[Charts and diagrams as code]
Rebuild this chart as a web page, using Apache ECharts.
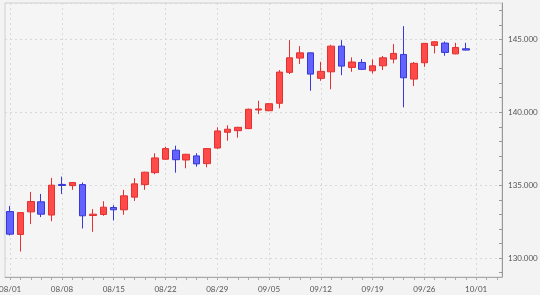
<!DOCTYPE html>
<html>
<head>
<meta charset="utf-8">
<script src="https://cdn.jsdelivr.net/npm/echarts@6/dist/echarts.min.js"></script>
<style>
html,body{margin:0;padding:0;background:#f3f3f3;}
#c{width:540px;height:295px;}
</style>
</head>
<body>
<div id="c"></div>
<script>
const dates = ['08/01','08/02','08/03','08/04','08/05','08/08','08/09','08/10','08/11','08/12',
  '08/15','08/16','08/17','08/18','08/19','08/22','08/23','08/24','08/25','08/26',
  '08/29','08/30','08/31','09/01','09/02','09/05','09/06','09/07','09/08','09/09',
  '09/12','09/13','09/14','09/15','09/16','09/19','09/20','09/21','09/22','09/23',
  '09/26','09/27','09/28','09/29','09/30','10/01','10/02','10/03'];
const opens  = [133.19,131.62,133.17,133.86,132.95,135.05,134.97,135.04,132.92,132.99,
  133.47,133.31,134.18,135.04,135.86,136.78,137.40,136.73,137.01,136.48,
  137.55,138.63,138.74,138.88,140.16,140.11,140.62,142.74,143.72,144.08,
  142.33,142.78,144.54,143.08,143.42,142.85,143.19,143.65,143.97,142.28,
  143.40,144.59,144.75,144.01,144.36];
const closes = [131.64,133.12,133.88,133.01,135.00,134.98,135.18,132.90,133.01,133.49,
  133.31,134.27,135.09,135.89,136.87,137.51,136.75,137.12,136.46,137.51,
  138.72,138.84,138.97,140.21,140.23,140.59,142.76,143.74,144.08,142.62,
  142.81,144.54,143.17,143.45,142.95,143.19,143.74,144.04,142.37,143.36,
  144.73,144.84,144.11,144.45,144.27];
const lows   = [131.55,130.45,132.33,132.81,132.53,134.40,134.68,132.03,131.80,132.90,
  132.58,132.97,133.92,134.68,135.75,136.75,135.86,136.16,136.27,136.23,
  137.50,138.05,138.26,138.85,139.88,140.08,140.27,142.62,143.31,141.48,
  142.16,141.58,142.55,142.78,142.90,142.67,142.90,143.36,140.34,141.80,
  143.12,144.04,143.88,143.98,144.25];
const highs  = [133.58,133.15,134.54,134.40,135.50,135.59,135.22,135.18,133.36,133.90,
  133.63,134.68,135.48,135.92,137.19,137.64,137.71,137.15,137.19,137.55,
  138.97,139.11,139.00,140.25,140.79,140.62,142.90,144.95,144.54,144.10,
  143.47,144.63,144.95,143.77,143.65,143.63,143.86,144.68,145.91,143.45,
  144.75,144.88,144.86,144.77,144.77];
const yLabels = [130, 135, 140, 145];
const yMinorTicks = [129,130,131,132,133,134,135,136,137,138,139,140,141,142,143,144,145,146,147];
const yMin = 128.7, yMax = 147.5;

const candles = opens.map((o, i) => [o, closes[i], lows[i], highs[i]]);
const halfSteps = Array.from({length: dates.length * 2 + 1}, (_, i) => String(i));

const chart = echarts.init(document.getElementById('c'), null, {renderer: 'canvas'});
chart.setOption({
  backgroundColor: '#f3f3f3',
  animation: false,
  textStyle: {fontFamily: 'Lato'},
  grid: {left: 5, right: 38, top: 3, bottom: 18, show: true, borderColor: '#d0d0d0', borderWidth: 1, backgroundColor: '#f5f5f5', outerBoundsMode: 'none', containLabel: false},
  xAxis: [{
    type: 'category',
    data: dates,
    boundaryGap: true,
    axisLine: {show: true, lineStyle: {color: '#aaaaaa'}},
    axisTick: {show: true, alignWithLabel: true, interval: 0, length: 3, lineStyle: {color: '#aaaaaa'}},
    axisLabel: {interval: 4, fontSize: 8, color: '#555555', margin: 8, fontFamily: 'Lato', alignMinLabel: 'center', alignMaxLabel: 'center'},
    splitLine: {show: false}
  }, {
    type: 'category',
    data: halfSteps,
    boundaryGap: false,
    position: 'bottom',
    axisLine: {show: false},
    axisTick: {show: false},
    axisLabel: {show: false},
    splitLine: {show: true, interval: (idx) => idx % 10 === 1, lineStyle: {color: '#d8d8d8', type: [2, 3]}}
  }],
  yAxis: [{
    type: 'value',
    position: 'right',
    min: yMin, max: yMax,
    axisLine: {show: true, lineStyle: {color: '#999999'}},
    axisTick: {show: true, inside: true, length: 3, customValues: yMinorTicks, lineStyle: {color: '#999999'}},
    axisLabel: {customValues: yLabels, formatter: v => v.toFixed(3), fontSize: 8, color: '#555555', margin: 6, fontFamily: 'Lato'},
    splitLine: {show: false}
  }, {
    type: 'value',
    position: 'right',
    min: yMin, max: yMax,
    splitNumber: 4,
    axisLine: {show: false},
    axisTick: {show: false},
    axisLabel: {show: false},
    splitLine: {show: true, lineStyle: {color: '#d8d8d8', type: [2, 3]}}
  }],
  series: [{
    type: 'candlestick',
    xAxisIndex: 0,
    yAxisIndex: 0,
    data: candles,
    barWidth: 7,
    itemStyle: {
      color: '#ff4a4a', color0: '#6262ff',
      borderColor: '#e33030', borderColor0: '#3838d4',
      borderWidth: 1
    }
  }]
});
</script>
</body>
</html>
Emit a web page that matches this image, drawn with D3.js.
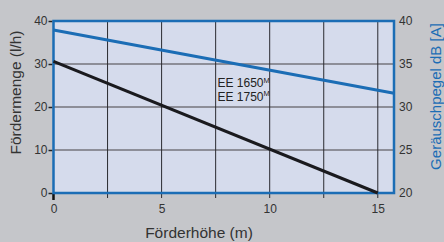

▶ [DESCRIPTION OF THE TASK]
Omit each picture, then return all of the listing exactly as it stands.

▶ [THE ANSWER]
Rebuild this chart as a web page, using Apache ECharts.
<!DOCTYPE html>
<html>
<head>
<meta charset="utf-8">
<script src="https://cdn.jsdelivr.net/npm/echarts@6/dist/echarts.min.js"></script>
<style>
html,body{margin:0;padding:0;background:#f3f3f3;}
#c{width:540px;height:295px;}
</style>
</head>
<body>
<div id="c"></div>
<script>
const dates = ['08/01','08/02','08/03','08/04','08/05','08/08','08/09','08/10','08/11','08/12',
  '08/15','08/16','08/17','08/18','08/19','08/22','08/23','08/24','08/25','08/26',
  '08/29','08/30','08/31','09/01','09/02','09/05','09/06','09/07','09/08','09/09',
  '09/12','09/13','09/14','09/15','09/16','09/19','09/20','09/21','09/22','09/23',
  '09/26','09/27','09/28','09/29','09/30','10/01','10/02','10/03'];
const opens  = [133.19,131.62,133.17,133.86,132.95,135.05,134.97,135.04,132.92,132.99,
  133.47,133.31,134.18,135.04,135.86,136.78,137.40,136.73,137.01,136.48,
  137.55,138.63,138.74,138.88,140.16,140.11,140.62,142.74,143.72,144.08,
  142.33,142.78,144.54,143.08,143.42,142.85,143.19,143.65,143.97,142.28,
  143.40,144.59,144.75,144.01,144.36];
const closes = [131.64,133.12,133.88,133.01,135.00,134.98,135.18,132.90,133.01,133.49,
  133.31,134.27,135.09,135.89,136.87,137.51,136.75,137.12,136.46,137.51,
  138.72,138.84,138.97,140.21,140.23,140.59,142.76,143.74,144.08,142.62,
  142.81,144.54,143.17,143.45,142.95,143.19,143.74,144.04,142.37,143.36,
  144.73,144.84,144.11,144.45,144.27];
const lows   = [131.55,130.45,132.33,132.81,132.53,134.40,134.68,132.03,131.80,132.90,
  132.58,132.97,133.92,134.68,135.75,136.75,135.86,136.16,136.27,136.23,
  137.50,138.05,138.26,138.85,139.88,140.08,140.27,142.62,143.31,141.48,
  142.16,141.58,142.55,142.78,142.90,142.67,142.90,143.36,140.34,141.80,
  143.12,144.04,143.88,143.98,144.25];
const highs  = [133.58,133.15,134.54,134.40,135.50,135.59,135.22,135.18,133.36,133.90,
  133.63,134.68,135.48,135.92,137.19,137.64,137.71,137.15,137.19,137.55,
  138.97,139.11,139.00,140.25,140.79,140.62,142.90,144.95,144.54,144.10,
  143.47,144.63,144.95,143.77,143.65,143.63,143.86,144.68,145.91,143.45,
  144.75,144.88,144.86,144.77,144.77];
const yLabels = [130, 135, 140, 145];
const yMinorTicks = [129,130,131,132,133,134,135,136,137,138,139,140,141,142,143,144,145,146,147];
const yMin = 128.7, yMax = 147.5;

const candles = opens.map((o, i) => [o, closes[i], lows[i], highs[i]]);
const halfSteps = Array.from({length: dates.length * 2 + 1}, (_, i) => String(i));

const chart = echarts.init(document.getElementById('c'), null, {renderer: 'canvas'});
chart.setOption({
  backgroundColor: '#f3f3f3',
  animation: false,
  textStyle: {fontFamily: 'Lato'},
  grid: {left: 5, right: 38, top: 3, bottom: 18, show: true, borderColor: '#d0d0d0', borderWidth: 1, backgroundColor: '#f5f5f5', outerBoundsMode: 'none', containLabel: false},
  xAxis: [{
    type: 'category',
    data: dates,
    boundaryGap: true,
    axisLine: {show: true, lineStyle: {color: '#aaaaaa'}},
    axisTick: {show: true, alignWithLabel: true, interval: 0, length: 3, lineStyle: {color: '#aaaaaa'}},
    axisLabel: {interval: 4, fontSize: 8, color: '#555555', margin: 8, fontFamily: 'Lato', alignMinLabel: 'center', alignMaxLabel: 'center'},
    splitLine: {show: false}
  }, {
    type: 'category',
    data: halfSteps,
    boundaryGap: false,
    position: 'bottom',
    axisLine: {show: false},
    axisTick: {show: false},
    axisLabel: {show: false},
    splitLine: {show: true, interval: (idx) => idx % 10 === 1, lineStyle: {color: '#d8d8d8', type: [2, 3]}}
  }],
  yAxis: [{
    type: 'value',
    position: 'right',
    min: yMin, max: yMax,
    axisLine: {show: true, lineStyle: {color: '#999999'}},
    axisTick: {show: true, inside: true, length: 3, customValues: yMinorTicks, lineStyle: {color: '#999999'}},
    axisLabel: {customValues: yLabels, formatter: v => v.toFixed(3), fontSize: 8, color: '#555555', margin: 6, fontFamily: 'Lato'},
    splitLine: {show: false}
  }, {
    type: 'value',
    position: 'right',
    min: yMin, max: yMax,
    splitNumber: 4,
    axisLine: {show: false},
    axisTick: {show: false},
    axisLabel: {show: false},
    splitLine: {show: true, lineStyle: {color: '#d8d8d8', type: [2, 3]}}
  }],
  series: [{
    type: 'candlestick',
    xAxisIndex: 0,
    yAxisIndex: 0,
    data: candles,
    barWidth: 7,
    itemStyle: {
      color: '#ff4a4a', color0: '#6262ff',
      borderColor: '#e33030', borderColor0: '#3838d4',
      borderWidth: 1
    }
  }]
});
</script>
</body>
</html>
Emit a web page that matches this image, drawn with D3.js.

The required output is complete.